Structural analyses using AFM, SEM, TEM, and X-ray diffraction confirmed smooth, defect-free LiNbO3 films with high crystallinity and uniform SiO2 buffer layers of either 1.9 µm (thin-BOX) or 4.8 µm (thick-BOX), providing high optical confinement. Ellipsometry verified refractive indices consistent with bulk values (n_o ≈ 2.21–2.29, n_e ≈ 2.13–2.21) and high index contrast with SiO2, ensuring efficient waveguiding.

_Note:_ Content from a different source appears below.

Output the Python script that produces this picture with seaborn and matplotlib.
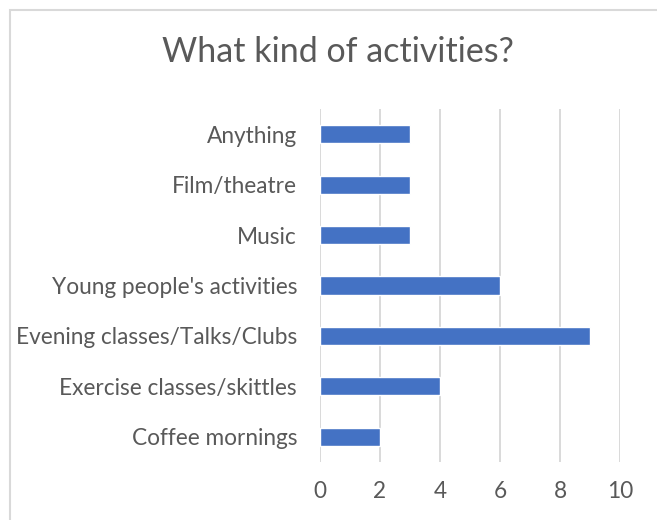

Optical characterization of ridge waveguides fabricated on these wafers revealed extremely low propagation losses (<0.5 dB/cm) and high electro-optic efficiency, with a Mach-Zehnder modulator achieving a half-wave voltage-length product Vπ•L of 2.38 ± 0.06 V·cm at 1550 nm, demonstrating high-speed modulation capabilities. The wafers combine structural perfection and optical performance, making them suitable for advanced integrated photonic and quantum devices, including modulators, resonators, and high-Q photonic circuits. The study highlights the potential for scalable European fabrication of high-quality LNOI wafers for next-generation photonic applications.